A Deutsche Bank report on Friday said that all is not as bad as is being made out about the country and that there can be some positive surprises in the offing, as the economy is fundamentally strong and pro-growth measures are being rolled out.
Noting that the consumer demand
is strong and the country remains a relatively attractive destination for investors, the report said, "There may be an undue concentration of pessimism, which may be ripe for some upside surprise, as the economy is not dysfunctional," Deutsche Bank chief economist Taimur Baig said in a research note.
The German bank said the report was prepared after its research representatives recently met with policy advisers and economic and political thinkers in New Delhi.

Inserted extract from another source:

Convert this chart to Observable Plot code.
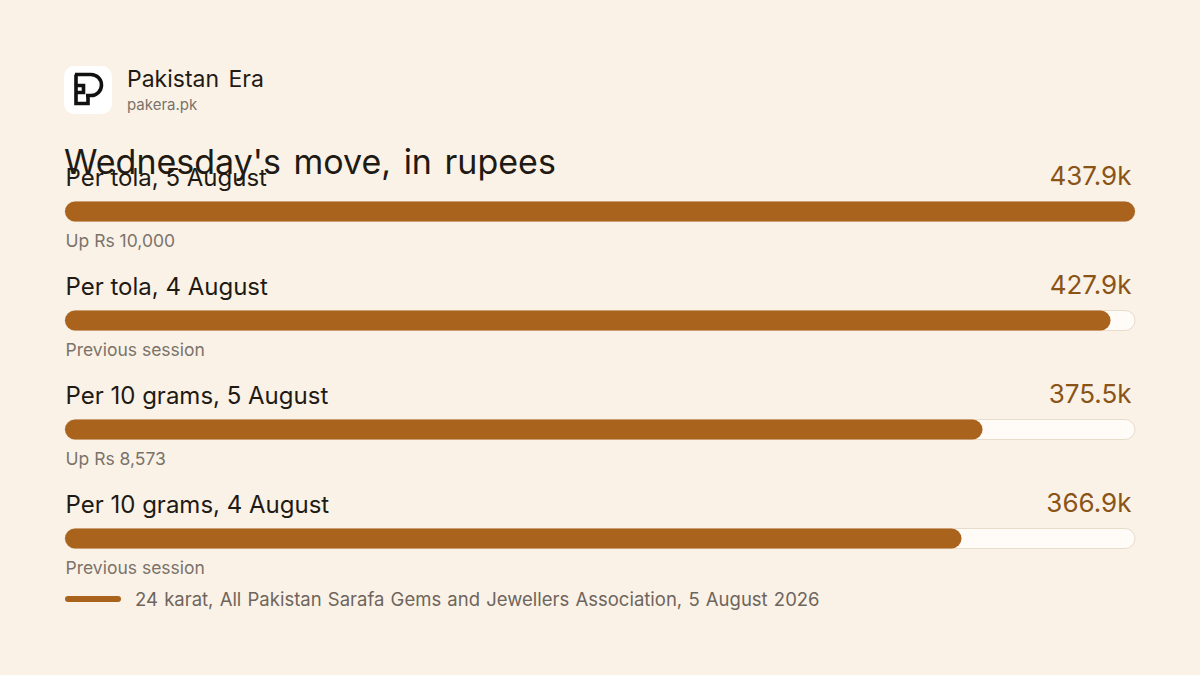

"Despite the ongoing slowdown, the economy remains characterised by strong consumer demand, nimble business owners and continued goodwill from foreign investors as well as NRIs, thus job creation has not been impacted, nor have capital inflows."
Though it notes that the consensus is bearish on the country with strong macro headwinds, weak policy momentum and mounting political uncertainties, when growth supportive policy measures are taken, there will likely be a positive feedback as typical problems associated with a dysfunctional economy which is marked with excessive corporate and household leverage, pessimistic consumers, financial sector stress, etc) are not yet a part of the India story.
Secondly, the report notes policy is not in total paralysis. While far from satisfactory, there is movement in New Delhi to get infrastructure spending going and provide further investment incentives.
Third, the report says, "We may have already seen the worst of the macro environment, with a rising likelihood of growth bottoming out and inflation having peaked. Finally, given the fiscal and financial stagnation in the industrial world, India remains a relatively attractive destination for investors."
Despite these optimism, the report, which is mildly constructive on the macro front and has only limited optimism about the structural reform agenda, says the macro environment remains hostage to further slowdown in global growth and financial events in Europe.
On the impact of European and US monetary easing measures
, the report said, "More monetary accommodation in the US and Europe could cause yet another global commodity price rally, undermining India's inflation and fiscal outlook."
On the political side, it says political tension could rise further, causing more damaging policy slippages.
However, the report concludes that even as the ruling political leadership continues to struggle, we are cautiously optimistic that between the finance ministry and the RBI, at the very least infrastructure spending, will be revived and some monetary easing would take place.